─── Source records ───
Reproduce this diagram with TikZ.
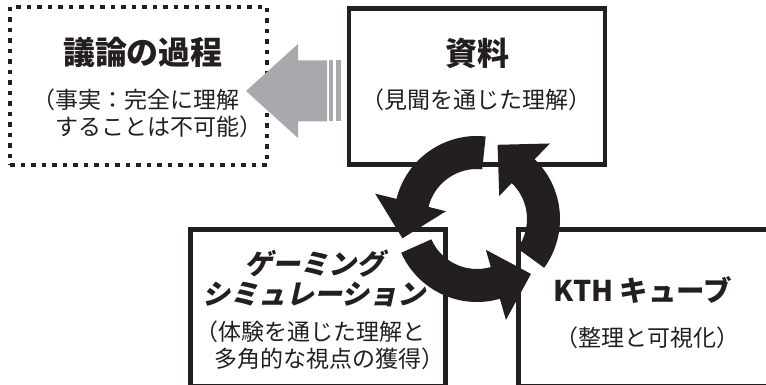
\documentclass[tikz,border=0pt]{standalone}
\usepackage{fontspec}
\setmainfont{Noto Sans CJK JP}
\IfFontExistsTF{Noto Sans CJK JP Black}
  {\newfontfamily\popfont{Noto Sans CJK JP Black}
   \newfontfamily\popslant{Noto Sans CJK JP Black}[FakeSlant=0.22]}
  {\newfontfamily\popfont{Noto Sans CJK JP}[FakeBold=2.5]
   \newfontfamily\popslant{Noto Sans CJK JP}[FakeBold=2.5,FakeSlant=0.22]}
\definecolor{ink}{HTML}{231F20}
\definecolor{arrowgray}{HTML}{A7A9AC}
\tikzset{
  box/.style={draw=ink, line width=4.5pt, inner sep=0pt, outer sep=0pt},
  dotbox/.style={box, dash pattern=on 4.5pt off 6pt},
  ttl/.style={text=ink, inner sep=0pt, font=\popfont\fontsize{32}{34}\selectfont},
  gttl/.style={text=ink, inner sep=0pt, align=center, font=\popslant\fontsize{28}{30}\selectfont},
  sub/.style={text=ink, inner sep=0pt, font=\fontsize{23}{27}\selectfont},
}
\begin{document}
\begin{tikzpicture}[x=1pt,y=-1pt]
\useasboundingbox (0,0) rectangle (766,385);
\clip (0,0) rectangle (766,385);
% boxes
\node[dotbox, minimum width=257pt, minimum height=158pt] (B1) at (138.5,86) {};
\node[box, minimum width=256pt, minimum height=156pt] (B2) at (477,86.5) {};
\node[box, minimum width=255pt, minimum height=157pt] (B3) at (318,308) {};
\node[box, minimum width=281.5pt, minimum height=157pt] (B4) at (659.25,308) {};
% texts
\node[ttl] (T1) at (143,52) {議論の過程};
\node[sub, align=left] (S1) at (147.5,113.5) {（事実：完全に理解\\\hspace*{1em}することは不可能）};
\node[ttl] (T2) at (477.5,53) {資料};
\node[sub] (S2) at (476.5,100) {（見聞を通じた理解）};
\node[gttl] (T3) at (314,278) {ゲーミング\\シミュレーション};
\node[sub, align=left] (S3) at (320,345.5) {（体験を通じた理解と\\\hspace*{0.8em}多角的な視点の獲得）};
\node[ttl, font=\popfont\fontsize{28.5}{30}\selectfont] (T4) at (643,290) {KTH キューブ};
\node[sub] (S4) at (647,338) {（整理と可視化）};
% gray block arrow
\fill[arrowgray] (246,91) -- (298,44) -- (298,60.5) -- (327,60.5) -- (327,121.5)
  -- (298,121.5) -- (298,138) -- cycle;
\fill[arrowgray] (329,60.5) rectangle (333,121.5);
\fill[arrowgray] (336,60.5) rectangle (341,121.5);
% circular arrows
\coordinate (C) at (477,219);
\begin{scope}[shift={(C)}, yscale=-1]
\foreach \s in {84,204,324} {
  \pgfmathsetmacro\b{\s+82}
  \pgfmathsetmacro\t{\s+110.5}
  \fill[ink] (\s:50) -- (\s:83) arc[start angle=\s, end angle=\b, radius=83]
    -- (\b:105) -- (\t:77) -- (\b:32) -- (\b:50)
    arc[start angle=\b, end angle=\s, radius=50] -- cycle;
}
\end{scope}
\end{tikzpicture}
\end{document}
───
─── Source records ───
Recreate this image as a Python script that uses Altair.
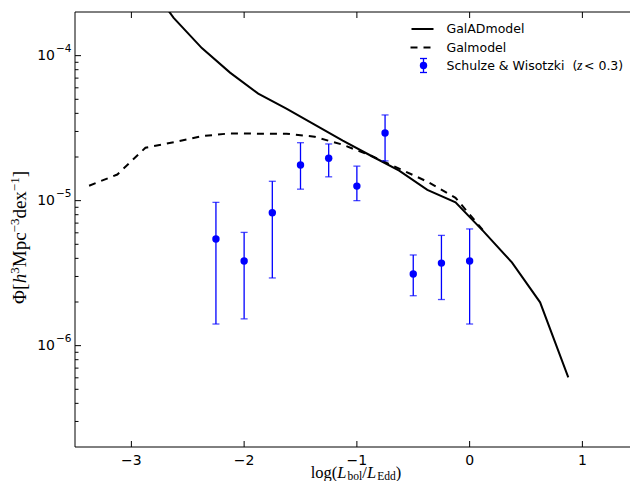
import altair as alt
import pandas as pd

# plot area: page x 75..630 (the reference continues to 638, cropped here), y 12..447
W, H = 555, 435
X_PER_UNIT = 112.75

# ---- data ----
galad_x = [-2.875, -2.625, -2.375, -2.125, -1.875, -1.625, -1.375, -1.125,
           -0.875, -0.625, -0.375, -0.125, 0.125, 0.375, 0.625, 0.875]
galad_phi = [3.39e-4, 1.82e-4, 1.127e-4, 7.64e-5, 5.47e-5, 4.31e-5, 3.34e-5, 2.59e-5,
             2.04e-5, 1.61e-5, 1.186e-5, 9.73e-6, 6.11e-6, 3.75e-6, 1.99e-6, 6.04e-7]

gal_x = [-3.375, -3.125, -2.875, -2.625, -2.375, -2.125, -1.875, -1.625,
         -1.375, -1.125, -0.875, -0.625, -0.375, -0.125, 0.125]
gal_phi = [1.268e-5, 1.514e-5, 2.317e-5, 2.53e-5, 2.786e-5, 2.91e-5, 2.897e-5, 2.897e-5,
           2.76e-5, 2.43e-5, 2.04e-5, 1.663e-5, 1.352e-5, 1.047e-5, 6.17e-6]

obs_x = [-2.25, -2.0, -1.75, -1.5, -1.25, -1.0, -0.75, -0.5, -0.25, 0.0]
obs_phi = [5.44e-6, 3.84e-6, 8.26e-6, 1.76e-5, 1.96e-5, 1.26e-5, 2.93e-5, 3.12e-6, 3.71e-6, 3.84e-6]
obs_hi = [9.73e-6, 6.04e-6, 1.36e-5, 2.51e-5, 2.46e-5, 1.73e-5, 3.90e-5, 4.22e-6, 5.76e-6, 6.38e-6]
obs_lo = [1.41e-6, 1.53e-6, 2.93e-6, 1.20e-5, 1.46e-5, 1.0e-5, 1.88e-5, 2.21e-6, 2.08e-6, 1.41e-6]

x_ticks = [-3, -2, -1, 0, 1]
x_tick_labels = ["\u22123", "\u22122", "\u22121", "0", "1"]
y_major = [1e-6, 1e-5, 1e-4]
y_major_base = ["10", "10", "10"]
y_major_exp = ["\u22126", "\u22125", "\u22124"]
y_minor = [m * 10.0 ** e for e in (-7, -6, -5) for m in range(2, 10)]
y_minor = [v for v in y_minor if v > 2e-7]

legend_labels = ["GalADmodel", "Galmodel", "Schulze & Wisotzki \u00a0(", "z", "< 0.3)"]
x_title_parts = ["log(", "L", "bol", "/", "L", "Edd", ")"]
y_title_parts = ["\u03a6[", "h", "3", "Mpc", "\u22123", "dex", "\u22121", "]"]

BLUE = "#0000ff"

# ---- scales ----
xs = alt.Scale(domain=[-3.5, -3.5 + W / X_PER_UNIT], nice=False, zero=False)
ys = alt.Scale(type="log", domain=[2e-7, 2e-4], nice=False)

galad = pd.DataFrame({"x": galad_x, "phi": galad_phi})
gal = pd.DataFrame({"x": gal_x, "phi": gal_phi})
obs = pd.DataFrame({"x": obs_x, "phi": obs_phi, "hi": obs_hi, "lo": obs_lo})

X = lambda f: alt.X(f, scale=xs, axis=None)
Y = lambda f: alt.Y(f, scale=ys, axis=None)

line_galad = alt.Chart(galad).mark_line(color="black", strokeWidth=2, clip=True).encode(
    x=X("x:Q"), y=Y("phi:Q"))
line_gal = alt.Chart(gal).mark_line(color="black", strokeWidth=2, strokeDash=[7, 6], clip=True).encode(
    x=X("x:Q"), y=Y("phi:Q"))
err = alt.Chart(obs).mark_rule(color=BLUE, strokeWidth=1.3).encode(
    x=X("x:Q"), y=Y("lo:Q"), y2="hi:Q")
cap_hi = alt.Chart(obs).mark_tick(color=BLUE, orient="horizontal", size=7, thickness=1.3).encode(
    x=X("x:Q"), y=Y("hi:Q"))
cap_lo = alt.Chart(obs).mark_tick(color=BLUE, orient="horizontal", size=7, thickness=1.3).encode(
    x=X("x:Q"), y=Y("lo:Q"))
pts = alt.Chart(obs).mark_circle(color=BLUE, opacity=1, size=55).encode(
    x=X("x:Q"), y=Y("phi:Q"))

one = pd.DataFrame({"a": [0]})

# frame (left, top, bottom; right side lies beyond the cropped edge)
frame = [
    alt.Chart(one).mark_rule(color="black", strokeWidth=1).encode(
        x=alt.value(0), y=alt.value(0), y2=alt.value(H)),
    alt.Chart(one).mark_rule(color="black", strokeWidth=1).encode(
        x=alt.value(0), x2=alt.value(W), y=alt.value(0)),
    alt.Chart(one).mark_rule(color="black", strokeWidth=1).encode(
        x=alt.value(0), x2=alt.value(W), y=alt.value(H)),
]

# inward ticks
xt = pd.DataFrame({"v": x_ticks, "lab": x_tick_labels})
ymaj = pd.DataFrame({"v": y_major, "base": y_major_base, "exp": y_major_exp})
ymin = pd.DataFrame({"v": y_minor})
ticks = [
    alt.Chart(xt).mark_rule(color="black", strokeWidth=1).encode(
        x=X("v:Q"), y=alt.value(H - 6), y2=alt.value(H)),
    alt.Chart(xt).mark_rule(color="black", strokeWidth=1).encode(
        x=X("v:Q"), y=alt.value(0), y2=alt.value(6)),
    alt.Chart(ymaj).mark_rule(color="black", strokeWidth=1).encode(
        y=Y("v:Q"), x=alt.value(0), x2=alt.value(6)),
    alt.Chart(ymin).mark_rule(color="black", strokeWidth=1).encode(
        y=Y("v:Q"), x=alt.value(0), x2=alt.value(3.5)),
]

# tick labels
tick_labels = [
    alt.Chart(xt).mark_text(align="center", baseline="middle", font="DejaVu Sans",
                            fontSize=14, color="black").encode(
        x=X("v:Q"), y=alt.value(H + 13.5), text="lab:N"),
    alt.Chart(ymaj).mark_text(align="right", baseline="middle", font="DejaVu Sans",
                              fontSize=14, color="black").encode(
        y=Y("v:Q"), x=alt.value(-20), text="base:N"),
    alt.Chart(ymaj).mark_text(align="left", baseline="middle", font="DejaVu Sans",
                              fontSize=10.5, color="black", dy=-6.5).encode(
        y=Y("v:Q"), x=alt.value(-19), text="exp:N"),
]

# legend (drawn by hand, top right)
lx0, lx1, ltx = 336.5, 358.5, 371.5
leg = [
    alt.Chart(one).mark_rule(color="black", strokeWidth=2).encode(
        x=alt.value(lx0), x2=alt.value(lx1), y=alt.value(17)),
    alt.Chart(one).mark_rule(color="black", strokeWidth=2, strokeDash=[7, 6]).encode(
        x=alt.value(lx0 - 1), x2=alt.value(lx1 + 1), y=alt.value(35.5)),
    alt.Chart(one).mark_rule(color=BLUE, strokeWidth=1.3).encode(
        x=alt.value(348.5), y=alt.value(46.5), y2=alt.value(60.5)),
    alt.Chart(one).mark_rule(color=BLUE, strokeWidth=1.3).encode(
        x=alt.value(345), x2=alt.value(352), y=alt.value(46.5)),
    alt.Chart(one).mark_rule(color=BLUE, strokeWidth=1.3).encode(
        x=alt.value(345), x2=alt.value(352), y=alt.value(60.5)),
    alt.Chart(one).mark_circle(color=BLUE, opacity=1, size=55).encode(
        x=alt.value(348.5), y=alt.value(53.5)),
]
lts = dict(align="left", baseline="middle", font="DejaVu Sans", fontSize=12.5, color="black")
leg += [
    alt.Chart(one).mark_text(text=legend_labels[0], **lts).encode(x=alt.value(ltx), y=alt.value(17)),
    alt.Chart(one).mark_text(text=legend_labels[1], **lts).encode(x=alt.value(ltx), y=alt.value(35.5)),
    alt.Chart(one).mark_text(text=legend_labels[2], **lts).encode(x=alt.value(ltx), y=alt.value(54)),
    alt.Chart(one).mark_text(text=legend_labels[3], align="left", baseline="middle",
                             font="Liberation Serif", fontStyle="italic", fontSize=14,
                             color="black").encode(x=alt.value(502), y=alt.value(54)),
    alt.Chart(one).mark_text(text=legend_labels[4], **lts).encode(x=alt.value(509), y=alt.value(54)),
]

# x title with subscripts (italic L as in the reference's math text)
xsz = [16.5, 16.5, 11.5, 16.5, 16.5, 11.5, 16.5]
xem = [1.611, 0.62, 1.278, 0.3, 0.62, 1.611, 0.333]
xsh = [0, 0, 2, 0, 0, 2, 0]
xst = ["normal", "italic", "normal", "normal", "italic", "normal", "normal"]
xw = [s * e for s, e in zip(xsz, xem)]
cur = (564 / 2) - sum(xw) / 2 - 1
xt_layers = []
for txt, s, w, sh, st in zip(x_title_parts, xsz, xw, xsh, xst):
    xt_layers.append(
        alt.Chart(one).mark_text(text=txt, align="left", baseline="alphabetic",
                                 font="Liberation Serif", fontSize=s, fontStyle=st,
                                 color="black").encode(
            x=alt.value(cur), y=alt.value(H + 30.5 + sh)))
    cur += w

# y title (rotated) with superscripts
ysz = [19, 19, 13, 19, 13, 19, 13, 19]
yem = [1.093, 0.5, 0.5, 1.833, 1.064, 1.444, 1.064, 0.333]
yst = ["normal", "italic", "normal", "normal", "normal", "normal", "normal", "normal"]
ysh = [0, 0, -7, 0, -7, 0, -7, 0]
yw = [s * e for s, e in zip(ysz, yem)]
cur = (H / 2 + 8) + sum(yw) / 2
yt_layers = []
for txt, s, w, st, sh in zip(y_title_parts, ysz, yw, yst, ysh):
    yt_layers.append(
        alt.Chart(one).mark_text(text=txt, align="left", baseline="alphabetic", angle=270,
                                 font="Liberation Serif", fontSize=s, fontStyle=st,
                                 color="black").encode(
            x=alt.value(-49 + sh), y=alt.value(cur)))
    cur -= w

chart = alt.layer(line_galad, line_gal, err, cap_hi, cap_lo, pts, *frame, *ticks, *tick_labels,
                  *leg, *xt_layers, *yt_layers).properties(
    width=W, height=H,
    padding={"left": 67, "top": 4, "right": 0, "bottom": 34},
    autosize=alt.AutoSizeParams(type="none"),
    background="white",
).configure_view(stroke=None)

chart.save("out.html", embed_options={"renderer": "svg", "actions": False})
───
» **Brief**
Leaving out the pictures, extract the stretch from the line holding "Recreate this image" through the line holding "1.352e-5, 1.047e-5, 6.17e-6]", word for word.

» **Output for this task**
Recreate this image as a Python script that uses Altair.
import altair as alt
import pandas as pd

# plot area: page x 75..630 (the reference continues to 638, cropped here), y 12..447
W, H = 555, 435
X_PER_UNIT = 112.75

# ---- data ----
galad_x = [-2.875, -2.625, -2.375, -2.125, -1.875, -1.625, -1.375, -1.125,
           -0.875, -0.625, -0.375, -0.125, 0.125, 0.375, 0.625, 0.875]
galad_phi = [3.39e-4, 1.82e-4, 1.127e-4, 7.64e-5, 5.47e-5, 4.31e-5, 3.34e-5, 2.59e-5,
             2.04e-5, 1.61e-5, 1.186e-5, 9.73e-6, 6.11e-6, 3.75e-6, 1.99e-6, 6.04e-7]

gal_x = [-3.375, -3.125, -2.875, -2.625, -2.375, -2.125, -1.875, -1.625,
         -1.375, -1.125, -0.875, -0.625, -0.375, -0.125, 0.125]
gal_phi = [1.268e-5, 1.514e-5, 2.317e-5, 2.53e-5, 2.786e-5, 2.91e-5, 2.897e-5, 2.897e-5,
           2.76e-5, 2.43e-5, 2.04e-5, 1.663e-5, 1.352e-5, 1.047e-5, 6.17e-6]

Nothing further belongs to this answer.